I want my own children to need me, to want their mother. I want my own children to make my husband's eyes glitter with happiness and laughter. I want my own children to celebrate the holidays with and to bring to family functions. I want to kiss my own children goodnight and to give them warm hugs and soft lullabyes. I want to raise my own children - teach them right from wrong, help them to grow into the best people they can be. Infertility and grief are strange bedfellows - they feed off of one another and keep my heart aching over one or the other. My infetility and my grief also combine to make me resentful of my stepchildren. I should be grown-up enough to overcome this, but I'm not. The sad reality is that I am a bitter, grieving mother forced to care for her perfectly healthy stepchildren, while her baby is dead.

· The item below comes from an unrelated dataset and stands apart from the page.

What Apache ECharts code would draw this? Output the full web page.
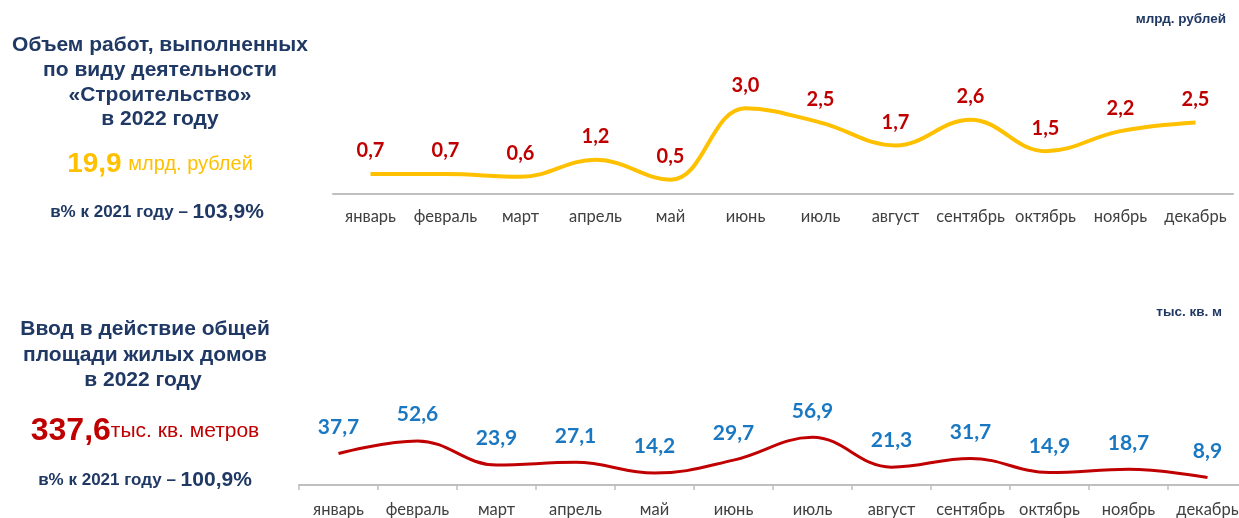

I can't even say that I'll try to do better. I can't. It's simply not in me after 10 years of trying. I'd rather go shopping while they're here than take them bowling with DH. I'd rather go to the gym and let them make themselves cereal than stay home and make pancakes or a family-Sunday-breakfast. We are not a family and I can't pretend that we are. I am their maid, their cook, their laundress...that is all. I feel like it would have been different, had Kara lived. We would have been a family, finally connected by blood. Maybe it will be different if we have a rainbow baby. I hope that a real, live baby will soften the boundaries between us and make us a real family someday. I believe that is what it would take to change what is.
I miss my girl. I miss her every minute of every day.
4 comments:
*sigh* it's tough... and I'm sorry. :(
hey I wish I could change all this... I miss our babies I miss not going for strolls with the prams and all those child care things to do with our babies I wish life was fair I'm sorry you are hurting so much xx
HUGS!! I wish I could take your pain away!
its amazing how you manage to articulate exactly how I feel. DH's kids arent kids kids anymore, but still, they're living reminders that yes, he has live children and no, I dont have any with him. and it hurts. almost every day. I've never felt any connection with his kids, and only recently trying to make polite chatter with DH's daughter on fu#kbook, to keep the peace and because DH loves it when we try. "his girls" he says. not realising how much that phrase hurts.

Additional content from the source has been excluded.